Anche perché mentre i big come Facebook o Google si stracciavano le vesti dichiarando che mai più avrebbero dato albergo a troll e fake news, e mentre i lettori si facevano un po’ più smaliziati, anche gli autori e gli spargitori di bufale e conflitto, si sono fatti furbi.

Scrive il Washington Post: «Le tattiche utilizzate dai cosiddetti troll o provocatori online si stanno evolvendo, diventando più furtive per evitare di essere rilevate e sfrattate dalle piattaforme dei social media. L’agenzia di ricerca su Internet collegata al Cremlino ora evita messaggi rivelatori con errori ortografici e scarsa grammatica».

Conferma il NYTimes che «i russi stanno facendo un uso più creativo di Facebook e di altri social media. Invece di impersonare gli americani come hanno fatto nel 2016, gli agenti russi stanno lavorando per convincere gli americani a ripetere i loro contenuti di disinformazione; lavorano da server negli Stati Uniti, e non all’estero, sapendo che alle agenzie di intelligence americane è vietato operare all’interno del paese; si sono anche infiltrati nell’unità di guerra cibernetica dell’Iran, forse con l’intento di lanciare attacchi la cui colpa potrebbe ricadere Teheran».

Quindi il piano per il novembre 2020 è lo stesso del 2016, fare casino con le elezioni americane. Ma con una variante: farlo meglio. E meglio oggi si può fare, perché, come visto, le tecniche di guerriglia social si sono raffinate, perché i colabrodo che erano i sistemi di sicurezza informatica delle macchine conta voti americane non sono mai stati riparati (ci vorrebbero 2 miliardi, il Congresso ha stanziato 400 milioni); perché, soprattutto, nel frattempo, ci sono stati quattro anni di Trump, il troll in chief.

Quindi non serve più inquinare il dibattito politico americano, perché è già distrutto. Non serve diffondere fake news, perché ci pensa già la Casa Bianca. Non serve spostare gli elettori agli estremi, perché ci pensa già il Presidente a uccidere ogni forma di dialogo e compromesso e a farne, come promesso il giorno dell’insediamento, carnage. Non serve più cercare di infiltrarsi alla Casa Bianca, basta suonare il campanello.

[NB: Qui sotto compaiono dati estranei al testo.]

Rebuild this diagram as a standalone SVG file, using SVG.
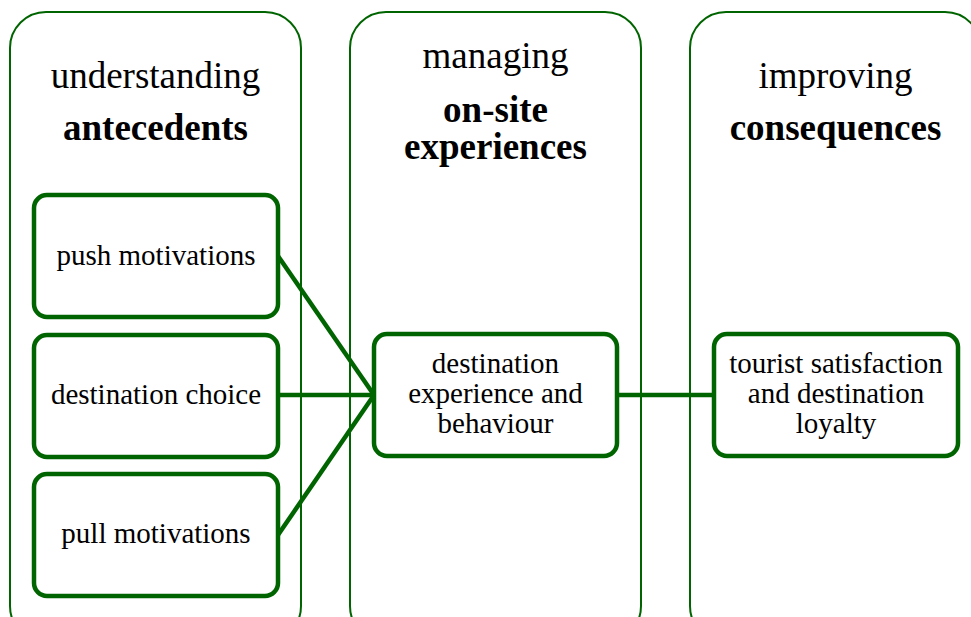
<svg xmlns="http://www.w3.org/2000/svg" width="971" height="617" viewBox="0 0 971 617">
<style>
.panel{fill:none;stroke:#006400;stroke-width:2}
.box{fill:#fff;stroke:#006400;stroke-width:4.5}
.conn{stroke:#006400;stroke-width:4.5;fill:none}
text{font-family:"Liberation Serif","Times New Roman",serif;fill:#000;text-anchor:middle}
.t{font-size:37px}
.tb{font-size:37px;font-weight:bold}
.n{font-size:29px}
</style>
<rect width="971" height="617" fill="#fff"/>
<g id="panel-antecedents">
<rect class="panel" x="10" y="12" width="291" height="630" rx="36"/>
<text class="t" x="155.5" y="88">understanding</text>
<text class="tb" x="155.5" y="140">antecedents</text>
</g>
<g id="panel-onsite">
<rect class="panel" x="350" y="12" width="291" height="630" rx="36"/>
<text class="t" x="495.5" y="68">managing</text>
<text class="tb" x="495.5" y="122">on-site</text>
<text class="tb" x="495.5" y="159">experiences</text>
</g>
<g id="panel-consequences">
<rect class="panel" x="690" y="12" width="291" height="630" rx="36"/>
<text class="t" x="835.5" y="88">improving</text>
<text class="tb" x="835.5" y="140">consequences</text>
</g>
<g id="connectors">
<line class="conn" x1="278" y1="256" x2="374" y2="395"/>
<line class="conn" x1="278" y1="395" x2="374" y2="395"/>
<line class="conn" x1="278" y1="535" x2="374" y2="395"/>
<line class="conn" x1="617" y1="395" x2="714" y2="395"/>
</g>
<g id="push-motivations">
<rect class="box" x="34" y="195" width="244" height="122" rx="13"/>
<text class="n" x="156" y="265">push motivations</text>
</g>
<g id="destination-choice">
<rect class="box" x="34" y="335" width="244" height="122" rx="13"/>
<text class="n" x="156" y="404">destination choice</text>
</g>
<g id="pull-motivations">
<rect class="box" x="34" y="474" width="244" height="122" rx="13"/>
<text class="n" x="156" y="543">pull motivations</text>
</g>
<g id="destination-experience">
<rect class="box" x="374" y="334" width="243" height="122" rx="13"/>
<text class="n" x="495.5" y="373">destination</text>
<text class="n" x="495.5" y="403">experience and</text>
<text class="n" x="495.5" y="433">behaviour</text>
</g>
<g id="tourist-satisfaction">
<rect class="box" x="714" y="334" width="244" height="122" rx="13"/>
<text class="n" x="836" y="373">tourist satisfaction</text>
<text class="n" x="836" y="403">and destination</text>
<text class="n" x="836" y="433">loyalty</text>
</g>
</svg>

Per dire quanto, oggi, la sicurezza elettorale sia aperta e permeabile, basti sapere una cosa: lo scorso 13 febbraio al Congresso è stato presentato un rapporto di intelligence che metteva nero su bianco il fatto che la Russia stesse già allora interferendo con la campagna del 2020 per favorire Trump. Il contenuto del report è stato riferito, come da prassi, al Presidente che lo ha liquidato come «una macchinazione del deep state per danneggiarlo». E la questione è finita lì. Qualcuno avverta Joe Biden di non fidarsi troppo dei sondaggi.